South African Precious Moloi-Motsepe, one of the richest women in Africa, is a staunch promoter of fashion designers from the young, vibrant and culturally diverse continent.
Style has coursed through her veins since she was a young girl growing up in Soweto township, and for her the time is ripe for “African designers to shine” on the international platform.
A decade-and-half ago, she founded the Johannesburg and Cape Town fashion weeks that bring together designers from across the continent with the aim of setting them up for the global stage.
Her goal is now starting to bear fruit, she said with a confident smile, at a brand new luxury boutique in an affluent district of Johannesburg, South Africa’s economic capital.
“Now more than ever, African designers are getting recognition here at home,” said the 58-year-old, elegantly wearing her make-up and a flowing black trousers with a silk blouse.
“At big events on the continent, musical awards, football events, you will find celebrities wearing local designers,” said the wife of Confederation of African Football president Patrice Motsepe. “They definitely have become household names”.

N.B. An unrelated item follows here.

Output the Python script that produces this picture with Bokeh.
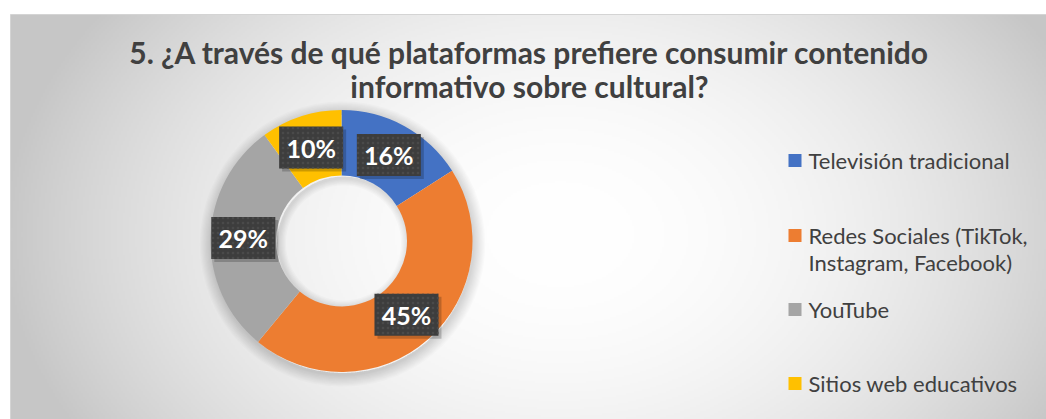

With her husband, Africa’s the 9th richest man according to Forbes, they are South Africa’s most prominent “power couple”.
Elsewhere, “celebrities, Michelle Obama or Beyonce,... now wear African brands,” she said, adding that the Wakanda phenomenon, linked to the Black Panther movie has “spread our culture, our heritage, to the world. That has an impact on driving fashion as well”.
Moloi-Motsepe grew up in Soweto, a poor township that was a hotbed of resistance to apartheid regime. It was there where she acquired a sense of style.
“My grandmother made her own clothes,... and she wore that so elegantly,” she said. Soweto “people loved to dress up”, albeit closely shaped by and following American trends and brands.
Later on she had an opportunity to travel and attended a Paris fashion show by the talented designer John Galliano.
It was a shocking eye-opener, realising that designers “get their inspiration from history, heritage, culture, which I thought Africa had plenty of”.
Africa seemed to be a source of inspiration for Western designers, “but I didn’t see many African designers on runways,” she said.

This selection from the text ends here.